Toronto's dreary waterfront east of the downtown is starting to see long-promised new development at last. Work to ...

Toronto’s dreary waterfront east of the downtown is starting to see long-promised new development at last. Work to develop a new waterfront community of 6,000 residences, schools, offices, a recreation centre and parks on a 32-hectare site known as the West Don Lands started this month with the demolition of existing industrial buildings.
The site, which runs south of King Street to the rail corridor across the waterfront, running between Parliament Street and the Don River, is on former industrial land that requires environmental remediation before construction can begin. Another major part of the preparatory work is providing a flood barrier, since the land lies in a floodplain that would be endangered in the event of a storm the size of Hurricane Hazel.

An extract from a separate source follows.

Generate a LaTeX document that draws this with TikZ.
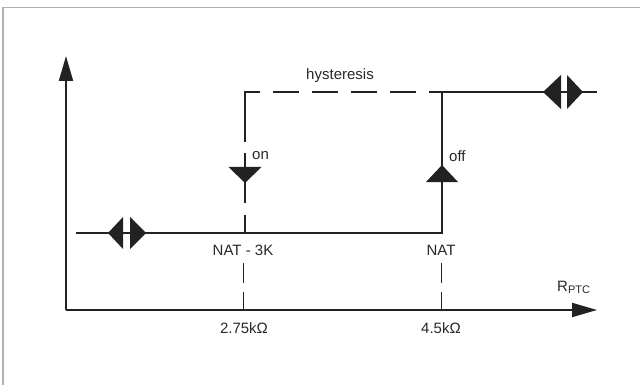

Plans are to protect the lands from such floods through the construction of a wide, low-lying berm, to begin this summer, and the widening of the CN Kingston rail bridge. A team of engineering firms working on the flood protection aspects includes Dillon Consulting, Acres International, URS Canada, Envision/Hough Group, FIScH Engineering, Parish Geomorphic and Greenberg Consultants.
The urban design team for the site includes Earth Tech Canada, LEA Consulting, GHK International, DuToit Allsopp Hiller and Urban Design Associates.
The West Don Lands are close to downtown, next to the recently developed Gooderham and Worts Distillery District. They are being developed by the Toronto Waterfront Revitalization Corporation in partnership with the Ontario Realty Corporation, Toronto and Region Conservation and Toronto Community Housing.
The development is one of a dozen new initiatives strung along the city’s waterfront. They include waterfront parks, sports facilities. Already under construction, for example, is the Western Beaches Watercourse facility, west of the city’s core.